My Smart(ish) Home


A couple of years ago I moved house, and as I had been renting before this, I was determined to utilise this move to join the smart, green revolution. Working at the DCC and having an interest in technology, alongside having a young family whose future I wanted to invest in, meant I was happy with the long term commitments needed to make it all worthwhile.

Our primary driver was always about the environment, but as a man who loves a spreadsheet, I knew it would need to balance the books at some point.

My house is an old Cornish farmhouse, which was never designed around energy efficiency; when we moved in it had oil-fired central heating that cost over £1500 a year. Our electricity use was not much better, and our bills were often over £100 a month. We had never found a way of being frugal with our energy, no matter how much it cost us or how aware we were about the environment. All in all, our energy bills were approximately £3000 a year!

With the changes we have made, I estimate that our total bills will come down to somewhere about £500 a year - but we have had to invest significantly to achieve this. Quick calculations show that we would get our initial investment back in about seven years. It has not been a straightforward process, and we have six components that help us achieve both financial and energy savings. This is what we have:

- Solar Panels - 4kW installed, and on sunny summer days these provide enough energy to power the house for 24 hours. They also feed some of our green energy back to the grid.

- Tesla Powerwall battery - this stores 13.5 kWh and allows us to store excess energy from our solar panels, for use at night and other times when we need more power than is available from the panels.
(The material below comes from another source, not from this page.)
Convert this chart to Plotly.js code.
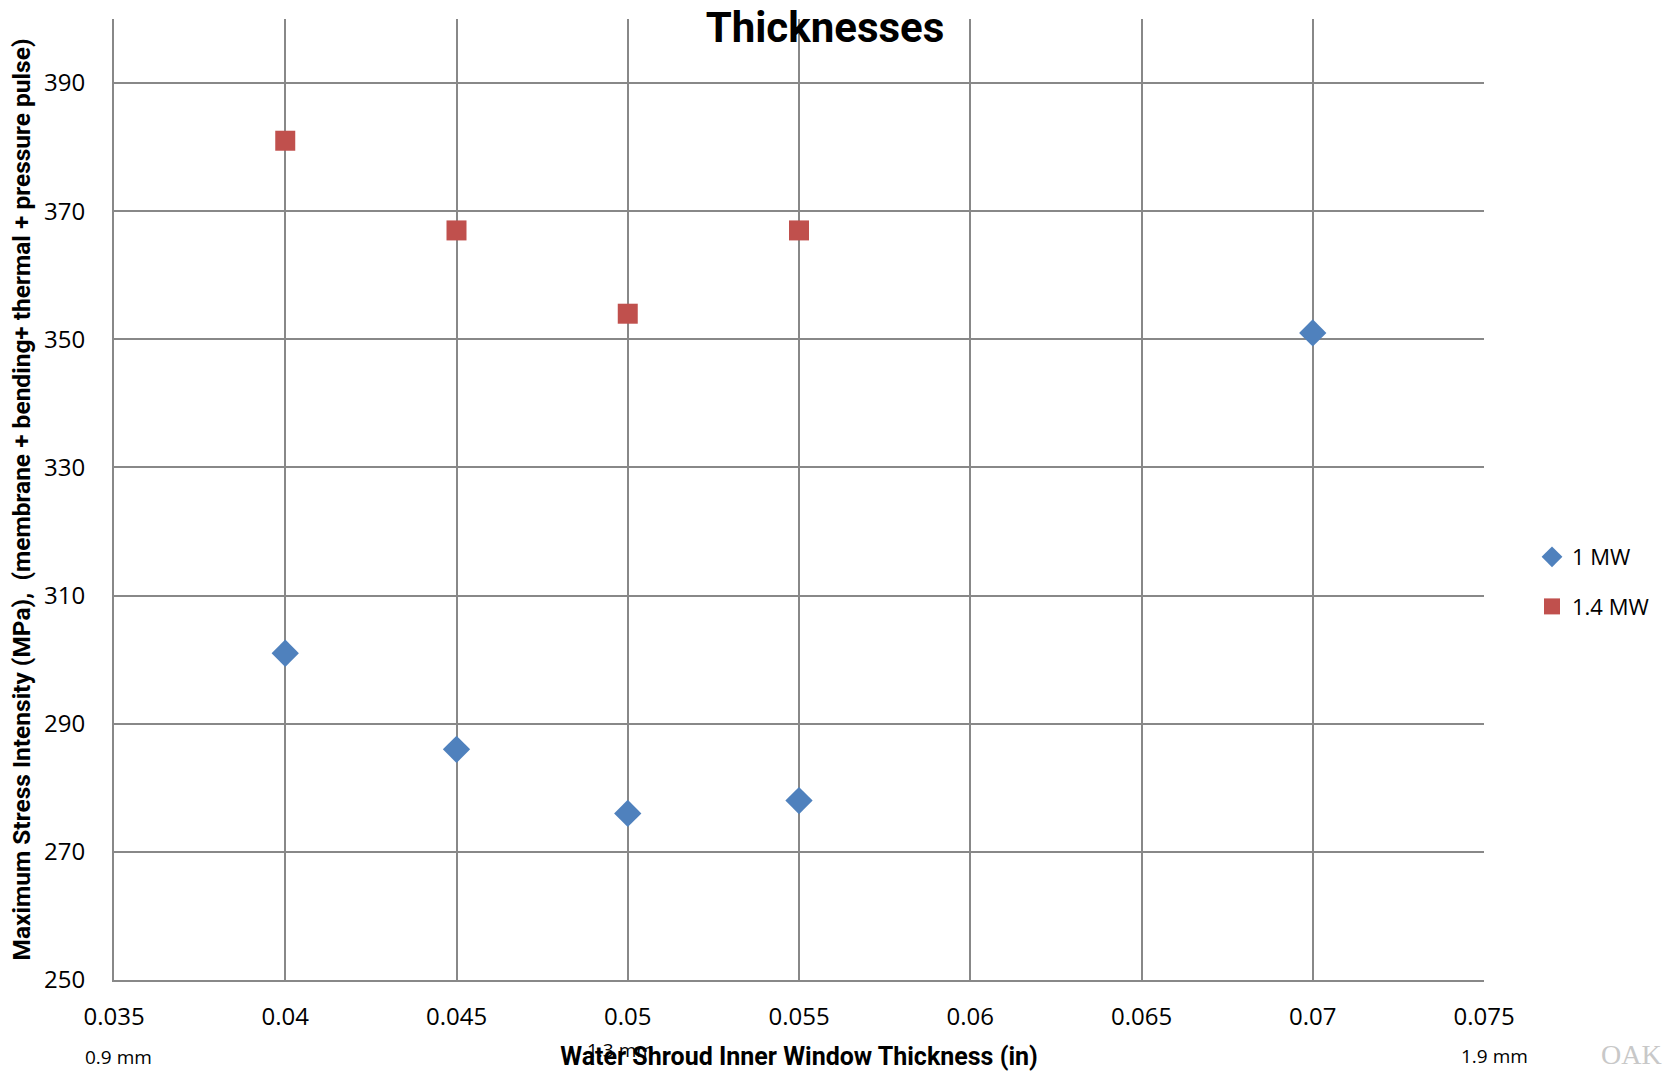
<!DOCTYPE html>
<html>
<head>
<meta charset="utf-8">
<script src="https://cdn.plot.ly/plotly-3.0.1.min.js"></script>
<style>
html,body{margin:0;padding:0;background:#fff;}
#chart{width:1667px;height:1071px;}
</style>
</head>
<body>
<div id="chart"></div>
<script>
// Data
const seriesNames = ["1 MW", "1.4 MW"];
const thickness1MW = [0.04, 0.045, 0.05, 0.055, 0.07];
const stress1MW = [301, 286, 276, 278, 351];
const thickness14MW = [0.04, 0.045, 0.05, 0.055];
const stress14MW = [381, 367, 354, 367];
const mmLabels = ["0.9 mm", "1.3 mm", "1.9 mm"];

const W = 1667, H = 1071;
const M = {l: 114, r: 183, t: 19, b: 91};
const pw = W - M.l - M.r, ph = H - M.t - M.b;
const px = x => (x - M.l) / pw;
const py = y => (H - M.b - y) / ph;

const tickFont = {family: "Open Sans, sans-serif", size: 24, color: "#000"};
const gridCol = "#888888";

const traces = [
  {
    x: thickness1MW, y: stress1MW, name: seriesNames[0],
    type: "scatter", mode: "markers",
    marker: {symbol: "diamond", size: 21, color: "#4F81BD"},
    legendgroup: "a"
  },
  {
    x: thickness14MW, y: stress14MW, name: seriesNames[1],
    type: "scatter", mode: "markers",
    marker: {symbol: "square", size: 20, color: "#C0504D"},
    legendgroup: "b"
  }
];

const layout = {
  width: W, height: H,
  margin: M,
  paper_bgcolor: "#fff", plot_bgcolor: "#fff",
  title: {
    text: "<b>Thicknesses</b>",
    font: {family: "Roboto, sans-serif", size: 42, color: "#000"},
    xref: "container", x: 825 / W, xanchor: "center",
    yref: "container", y: 1 - 27 / H, yanchor: "middle"
  },
  xaxis: {
    range: [0.035, 0.075], tick0: 0.035, dtick: 0.005,
    showgrid: true, gridcolor: gridCol, gridwidth: 2,
    showline: true, linecolor: gridCol, linewidth: 2,
    zeroline: false, ticks: "", ticklabelstandoff: 14,
    tickfont: tickFont,
    title: {
      text: "<b>Water Shroud Inner Window Thickness (in)</b>",
      font: {family: "Roboto, sans-serif", size: 25, color: "#000"},
      standoff: 17
    }
  },
  yaxis: {
    range: [250, 400], tick0: 250, dtick: 20,
    showgrid: true, gridcolor: gridCol, gridwidth: 2,
    showline: true, linecolor: gridCol, linewidth: 2,
    zeroline: false, ticks: "", ticklabelstandoff: 22,
    tickfont: tickFont,
    title: {
      text: "<b>Maximum Stress Intensity (MPa),\u00A0 (membrane + bending+ thermal + pressure pulse)</b>",
      font: {family: "Roboto, sans-serif", size: 24.5, color: "#000"},
      standoff: 6
    }
  },
  showlegend: true,
  legend: {
    x: px(1532), xanchor: "left",
    y: py(582), yanchor: "middle",
    font: {family: "Open Sans, sans-serif", size: 22, color: "#000"},
    traceorder: "grouped", tracegroupgap: 18,
    itemwidth: 30, bgcolor: "rgba(0,0,0,0)"
  },
  annotations: [
    {text: mmLabels[0], xref: "paper", yref: "paper", x: px(118), y: py(1057),
     xanchor: "center", yanchor: "middle", showarrow: false,
     font: {family: "Open Sans, sans-serif", size: 19, color: "#000"}},
    {text: mmLabels[1], xref: "paper", yref: "paper", x: px(620), y: py(1050),
     xanchor: "center", yanchor: "middle", showarrow: false,
     font: {family: "Open Sans, sans-serif", size: 19, color: "#000"}},
    {text: mmLabels[2], xref: "paper", yref: "paper", x: px(1494), y: py(1056),
     xanchor: "center", yanchor: "middle", showarrow: false,
     font: {family: "Open Sans, sans-serif", size: 19, color: "#000"}},
    {text: "OAK", xref: "paper", yref: "paper", x: px(1664), y: py(1054),
     xanchor: "right", yanchor: "middle", showarrow: false,
     font: {family: "Liberation Serif, serif", size: 28, color: "#c8c8c8"}}
  ]
};

Plotly.newPlot("chart", traces, layout, {displayModeBar: false, staticPlot: true});
</script>
</body>
</html>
It also -- and this is key to the savings -- allows us to download electricity when it is cheap, taking advantage of Time of Use (TOU) tariffs. With our energy provider, the tariff is often as low as 2p kWh, and I believe we can get most of our energy needs at 6p kWh or less.

- Mitsubishi Air Source heating - this replaces our oil-fired boiler and is run on electricity, which can come from solar, our Tesla Powerwall battery, or the grid.  This is another hefty cost upfront, but you can get a Renewable Heat Incentive (RHI) grant for installing this, and the worse the energy efficiency of your house, the bigger the grant. In our case, the grant covers 90% of the cost of installation.
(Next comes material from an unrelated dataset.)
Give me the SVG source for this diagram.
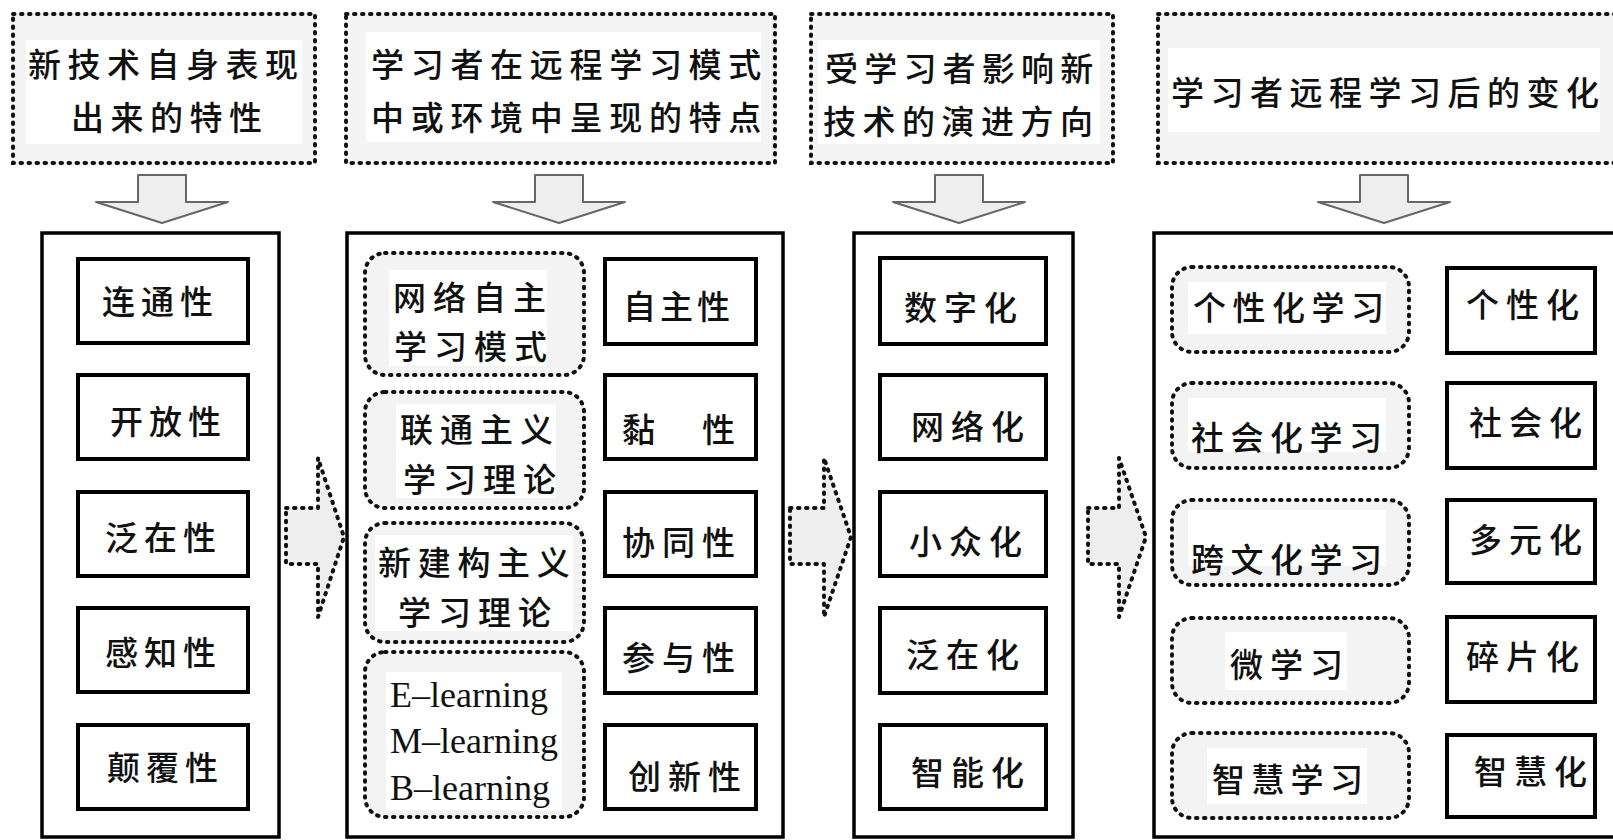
<svg xmlns="http://www.w3.org/2000/svg" width="1613" height="840" viewBox="0 0 1613 840">
<style>
.bg{fill:#fff}
.hdr{fill:#f4f4f4;stroke:#111;stroke-width:4;stroke-dasharray:1.5 6.5;stroke-linecap:round}
.dot{fill:#f3f3f3;stroke:#111;stroke-width:4;stroke-dasharray:1.5 6.5;stroke-linecap:round}
.wb{fill:#fff}
.box{fill:#fff;stroke:#000;stroke-width:4}
.cont{fill:none;stroke:#000;stroke-width:3.5}
.zh{font-family:"Noto Sans CJK SC","Noto Sans CJK TC",sans-serif;font-size:33px;font-weight:500;fill:#111}
.en{font-family:"Liberation Serif",serif;font-size:36px;fill:#111}
.darr{fill:#eeeeee;stroke:#666;stroke-width:2;stroke-linejoin:round}
.harr{fill:#eeeeee;stroke:#111;stroke-width:4;stroke-dasharray:1.5 6.5;stroke-linecap:round;stroke-linejoin:round}
</style>
<rect class="bg" x="0" y="0" width="1613" height="840"/>

<!-- header nodes -->
<g id="header1">
<rect class="hdr" x="13" y="14" width="302" height="149"/>
<rect class="wb" x="26" y="40" width="276" height="104"/>
<text class="zh" x="28" y="77" letter-spacing="6.5">新技术自身表现</text>
<text class="zh" x="71" y="130" letter-spacing="6.5">出来的特性</text>
</g>
<g id="header2">
<rect class="hdr" x="346" y="14" width="429" height="149"/>
<rect class="wb" x="366" y="32" width="395" height="110"/>
<text class="zh" x="371" y="77" letter-spacing="6.7">学习者在远程学习模式</text>
<text class="zh" x="371" y="130" letter-spacing="6.7">中或环境中呈现的特点</text>
</g>
<g id="header3">
<rect class="hdr" x="811" y="14" width="302" height="149"/>
<rect class="wb" x="818" y="40" width="282" height="104"/>
<text class="zh" x="825" y="81" letter-spacing="6.2">受学习者影响新</text>
<text class="zh" x="823" y="134" letter-spacing="6.5">技术的演进方向</text>
</g>
<g id="header4">
<rect class="hdr" x="1158" y="14" width="470" height="149"/>
<rect class="wb" x="1168" y="48" width="432" height="84"/>
<text class="zh" x="1171" y="105" letter-spacing="6.5">学习者远程学习后的变化</text>
</g>

<!-- containers -->
<g id="container1"><rect class="cont" x="42" y="233" width="237" height="604"/></g>
<g id="container2"><rect class="cont" x="347" y="233" width="436" height="604"/></g>
<g id="container3"><rect class="cont" x="854" y="233" width="219" height="604"/></g>
<g id="container4"><rect class="cont" x="1154" y="233" width="480" height="604"/></g>

<!-- column 1 -->
<g id="n-liantong"><rect class="box" x="78" y="259" width="170" height="84"/><text class="zh" x="102" y="314" letter-spacing="6">连通性</text></g>
<g id="n-kaifang"><rect class="box" x="78" y="375" width="170" height="84"/><text class="zh" x="110" y="434" letter-spacing="6">开放性</text></g>
<g id="n-fanzai"><rect class="box" x="78" y="492" width="170" height="84"/><text class="zh" x="105" y="550" letter-spacing="6">泛在性</text></g>
<g id="n-ganzhi"><rect class="box" x="78" y="608" width="170" height="84"/><text class="zh" x="105" y="665" letter-spacing="6">感知性</text></g>
<g id="n-dianfu"><rect class="box" x="78" y="725" width="170" height="84"/><text class="zh" x="107" y="780" letter-spacing="6">颠覆性</text></g>

<!-- column 2 left -->
<g id="n-wangluozizhu">
<rect class="dot" x="365" y="253" width="219" height="122" rx="20"/>
<rect class="wb" x="389" y="270" width="158" height="96"/>
<text class="zh" x="393" y="310" letter-spacing="7">网络自主</text>
<text class="zh" x="394" y="359" letter-spacing="7">学习模式</text>
</g>
<g id="n-liantongzhuyi">
<rect class="dot" x="365" y="392" width="219" height="116" rx="20"/>
<rect class="wb" x="396" y="404" width="160" height="94"/>
<text class="zh" x="400" y="442" letter-spacing="7">联通主义</text>
<text class="zh" x="403" y="492" letter-spacing="7">学习理论</text>
</g>
<g id="n-xinjiangou">
<rect class="dot" x="365" y="523" width="219" height="119" rx="20"/>
<rect class="wb" x="375" y="535" width="198" height="96"/>
<text class="zh" x="378" y="575" letter-spacing="6.7">新建构主义</text>
<text class="zh" x="398" y="625" letter-spacing="7">学习理论</text>
</g>
<g id="n-elearning">
<rect class="dot" x="365" y="652" width="219" height="165" rx="20"/>
<rect class="wb" x="386" y="672" width="176" height="138"/>
<text class="en" x="390" y="707">E–learning</text>
<text class="en" x="390" y="753">M–learning</text>
<text class="en" x="390" y="800">B–learning</text>
</g>

<!-- column 2 right -->
<g id="n-zizhu"><rect class="box" x="605" y="259" width="151" height="85"/><text class="zh" x="623" y="319" letter-spacing="4">自主性</text></g>
<g id="n-nian"><rect class="box" x="605" y="375" width="151" height="84"/><text class="zh" x="622" y="442" letter-spacing="7">黏　性</text></g>
<g id="n-xietong"><rect class="box" x="605" y="492" width="151" height="84"/><text class="zh" x="622" y="555" letter-spacing="7">协同性</text></g>
<g id="n-canyu"><rect class="box" x="605" y="608" width="151" height="85"/><text class="zh" x="622" y="670" letter-spacing="7">参与性</text></g>
<g id="n-chuangxin"><rect class="box" x="605" y="725" width="151" height="84"/><text class="zh" x="628" y="789" letter-spacing="7">创新性</text></g>

<!-- column 3 -->
<g id="n-shuzihua"><rect class="box" x="880" y="258" width="166" height="86"/><text class="zh" x="904" y="320" letter-spacing="7">数字化</text></g>
<g id="n-wangluohua"><rect class="box" x="880" y="375" width="166" height="84"/><text class="zh" x="911" y="439" letter-spacing="7">网络化</text></g>
<g id="n-xiaozhonghua"><rect class="box" x="880" y="492" width="166" height="84"/><text class="zh" x="909" y="554" letter-spacing="7">小众化</text></g>
<g id="n-fanzaihua"><rect class="box" x="880" y="608" width="166" height="85"/><text class="zh" x="906" y="667" letter-spacing="7">泛在化</text></g>
<g id="n-zhinenghua"><rect class="box" x="880" y="725" width="166" height="84"/><text class="zh" x="911" y="785" letter-spacing="7">智能化</text></g>

<!-- column 4 left -->
<g id="n-gexinghuaxuexi">
<rect class="dot" x="1172" y="267" width="237" height="85" rx="20"/>
<rect class="wb" x="1188" y="282" width="198" height="52"/>
<text class="zh" x="1193" y="320" letter-spacing="6.5">个性化学习</text>
</g>
<g id="n-shehuihuaxuexi">
<rect class="dot" x="1172" y="383" width="237" height="85" rx="20"/>
<rect class="wb" x="1188" y="398" width="198" height="54"/>
<text class="zh" x="1191" y="450" letter-spacing="6.5">社会化学习</text>
</g>
<g id="n-kuawenhua">
<rect class="dot" x="1172" y="500" width="237" height="85" rx="20"/>
<rect class="wb" x="1188" y="510" width="198" height="56"/>
<text class="zh" x="1191" y="572" letter-spacing="6.5">跨文化学习</text>
</g>
<g id="n-weixuexi">
<rect class="dot" x="1172" y="618" width="237" height="85" rx="20"/>
<rect class="wb" x="1225" y="632" width="122" height="58"/>
<text class="zh" x="1230" y="677" letter-spacing="7">微学习</text>
</g>
<g id="n-zhihuixuexi">
<rect class="dot" x="1172" y="733" width="237" height="85" rx="20"/>
<rect class="wb" x="1207" y="748" width="160" height="56"/>
<text class="zh" x="1212" y="792" letter-spacing="6.3">智慧学习</text>
</g>

<!-- column 4 right -->
<g id="n-gexinghua"><rect class="box" x="1447" y="268" width="148" height="85"/><text class="zh" x="1466" y="317" letter-spacing="7">个性化</text></g>
<g id="n-shehuihua"><rect class="box" x="1447" y="383" width="148" height="85"/><text class="zh" x="1469" y="435" letter-spacing="7">社会化</text></g>
<g id="n-duoyuanhua"><rect class="box" x="1447" y="500" width="148" height="83"/><text class="zh" x="1469" y="552" letter-spacing="7">多元化</text></g>
<g id="n-suipianhua"><rect class="box" x="1447" y="617" width="148" height="85"/><text class="zh" x="1466" y="669" letter-spacing="7">碎片化</text></g>
<g id="n-zhihuihua"><rect class="box" x="1447" y="735" width="148" height="82"/><text class="zh" x="1474" y="784" letter-spacing="7">智慧化</text></g>

<!-- connectors -->
<g id="connectors">
<path class="darr" d="M138,175 H186 V202 H228 L162,223 L96,202 H138 Z"/>
<path class="darr" d="M535,175 H583 V202 H625 L559,223 L493,202 H535 Z"/>
<path class="darr" d="M935,175 H983 V202 H1025 L959,223 L893,202 H935 Z"/>
<path class="darr" d="M1360,175 H1408 V202 H1450 L1384,223 L1318,202 H1360 Z"/>
<path class="harr" d="M286,508 H318 V458 L344,537 L318,617 V564 H286 Z"/>
<path class="harr" d="M790,508 H824 V458 L851,537 L824,617 V564 H790 Z"/>
<path class="harr" d="M1088,508 H1119 V458 L1146,537 L1119,617 V564 H1088 Z"/>
</g>
</svg>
- Tado smart heating and smart radiator valves - this is cheaper to install and allows your heating to learn your habits, turn on and off based on your location, and have separate schedules for individual rooms. This means we are never heating unoccupied rooms, and we can still have all the comforts of central heating.

- Octopus Outgoing Export tariff - there are a few suppliers who now have TOU and export tariffs, and Octopus is really pushing this hard. As mentioned above, electricity can be downloaded when it is cheap, meaning that when the tariff is expensive, the battery can be used. Our supplier, at times, pays us to use electricity, and also offers a non-zero tariff for the energy we export. It is my intention that in the long run, we should be able to offset our standing charge through these two mechanisms. I will essentially become an energy trader!
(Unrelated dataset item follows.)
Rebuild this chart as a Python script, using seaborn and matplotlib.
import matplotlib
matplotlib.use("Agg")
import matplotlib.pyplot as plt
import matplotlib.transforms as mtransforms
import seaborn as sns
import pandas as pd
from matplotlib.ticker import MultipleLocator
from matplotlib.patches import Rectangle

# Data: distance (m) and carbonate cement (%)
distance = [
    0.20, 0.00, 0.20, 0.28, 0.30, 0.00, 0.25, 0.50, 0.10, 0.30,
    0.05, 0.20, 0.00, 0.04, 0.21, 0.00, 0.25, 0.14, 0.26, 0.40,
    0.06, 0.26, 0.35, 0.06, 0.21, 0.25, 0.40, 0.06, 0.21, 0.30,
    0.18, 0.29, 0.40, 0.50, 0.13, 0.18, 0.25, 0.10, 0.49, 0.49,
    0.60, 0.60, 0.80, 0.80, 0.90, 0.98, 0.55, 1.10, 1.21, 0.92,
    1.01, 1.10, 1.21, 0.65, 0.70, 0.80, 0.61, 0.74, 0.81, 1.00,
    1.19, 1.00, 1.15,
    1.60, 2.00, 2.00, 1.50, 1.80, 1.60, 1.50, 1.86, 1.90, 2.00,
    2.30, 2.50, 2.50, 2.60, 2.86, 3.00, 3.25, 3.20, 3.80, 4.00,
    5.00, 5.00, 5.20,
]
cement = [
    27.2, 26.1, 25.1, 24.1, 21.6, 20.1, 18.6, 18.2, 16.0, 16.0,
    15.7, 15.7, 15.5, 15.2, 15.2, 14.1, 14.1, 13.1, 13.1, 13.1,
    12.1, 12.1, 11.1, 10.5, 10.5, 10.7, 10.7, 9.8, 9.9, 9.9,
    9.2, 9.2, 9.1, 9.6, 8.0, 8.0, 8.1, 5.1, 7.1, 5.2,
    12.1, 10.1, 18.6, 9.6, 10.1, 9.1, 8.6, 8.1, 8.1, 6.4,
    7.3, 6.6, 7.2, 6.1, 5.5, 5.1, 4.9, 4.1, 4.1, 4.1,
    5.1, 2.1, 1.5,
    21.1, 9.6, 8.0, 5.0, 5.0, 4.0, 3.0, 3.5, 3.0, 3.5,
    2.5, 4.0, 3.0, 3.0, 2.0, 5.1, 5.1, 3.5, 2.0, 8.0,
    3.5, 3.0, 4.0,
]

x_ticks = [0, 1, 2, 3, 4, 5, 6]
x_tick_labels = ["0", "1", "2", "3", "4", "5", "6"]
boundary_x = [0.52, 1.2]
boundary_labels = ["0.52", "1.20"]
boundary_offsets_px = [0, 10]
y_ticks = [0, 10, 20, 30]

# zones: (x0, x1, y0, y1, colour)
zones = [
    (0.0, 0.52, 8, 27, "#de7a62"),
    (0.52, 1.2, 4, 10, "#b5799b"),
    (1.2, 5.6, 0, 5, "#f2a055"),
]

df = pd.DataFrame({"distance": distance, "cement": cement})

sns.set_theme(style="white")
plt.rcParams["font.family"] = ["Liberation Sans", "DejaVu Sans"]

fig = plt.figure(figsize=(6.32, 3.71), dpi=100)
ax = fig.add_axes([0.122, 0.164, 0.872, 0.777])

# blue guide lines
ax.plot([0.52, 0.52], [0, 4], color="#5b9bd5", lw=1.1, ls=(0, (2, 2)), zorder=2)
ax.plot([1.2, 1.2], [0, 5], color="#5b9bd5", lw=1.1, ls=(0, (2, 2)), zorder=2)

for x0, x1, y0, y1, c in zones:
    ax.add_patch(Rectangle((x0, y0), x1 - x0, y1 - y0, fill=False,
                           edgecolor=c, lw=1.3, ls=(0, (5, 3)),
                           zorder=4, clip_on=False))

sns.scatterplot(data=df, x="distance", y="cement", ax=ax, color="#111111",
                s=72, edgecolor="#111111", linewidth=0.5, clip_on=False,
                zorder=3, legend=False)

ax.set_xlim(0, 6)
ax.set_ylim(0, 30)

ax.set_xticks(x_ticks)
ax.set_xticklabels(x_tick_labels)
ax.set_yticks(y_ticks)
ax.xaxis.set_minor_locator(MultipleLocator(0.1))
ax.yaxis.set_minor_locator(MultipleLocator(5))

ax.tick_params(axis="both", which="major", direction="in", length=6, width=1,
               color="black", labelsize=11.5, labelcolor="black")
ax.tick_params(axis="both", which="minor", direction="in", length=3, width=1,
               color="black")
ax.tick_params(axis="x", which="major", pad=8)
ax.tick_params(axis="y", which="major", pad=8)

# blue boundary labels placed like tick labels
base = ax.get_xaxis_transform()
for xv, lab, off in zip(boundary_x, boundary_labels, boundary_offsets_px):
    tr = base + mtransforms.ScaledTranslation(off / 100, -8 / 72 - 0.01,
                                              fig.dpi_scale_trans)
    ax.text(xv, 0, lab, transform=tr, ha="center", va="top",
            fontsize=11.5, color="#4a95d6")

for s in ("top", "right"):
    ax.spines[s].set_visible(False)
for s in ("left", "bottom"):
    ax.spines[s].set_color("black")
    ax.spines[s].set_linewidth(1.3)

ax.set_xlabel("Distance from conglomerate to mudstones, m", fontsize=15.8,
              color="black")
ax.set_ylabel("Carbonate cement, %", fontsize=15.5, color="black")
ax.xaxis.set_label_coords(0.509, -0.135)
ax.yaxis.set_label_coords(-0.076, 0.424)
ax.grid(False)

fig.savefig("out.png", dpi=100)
- Finally, and the central foundation of this, is the smart meter. Without the smart meter, none of this green revolutionary technology would be economically worthwhile. All the pieces of the jigsaw above need the smart meter to work and drive the finances.

I am so happy now with the set-up, but there is still a long way to go before this something that is taken up by everyone. Currently, I have to manually configure my battery every day, based on the weather forecast, the tariff available, and my own estimate of our energy usage during the day. There is some IFTTT (If This Then That) programming hook-up that can be used for the Tado, and you can access an API (Application Programming Interface) for both Octopus and Tesla; but it is not mature enough for mass-market consumption. I often wonder if this is something my parents would use, and I think it is too complex for them. While my wife is much more technically literate than me, she would not have the interest or time to be logging onto apps every day to get the best out of the system.

I think that the DCC could be central to how this improves in the future, and I truly believe a revolution is underway.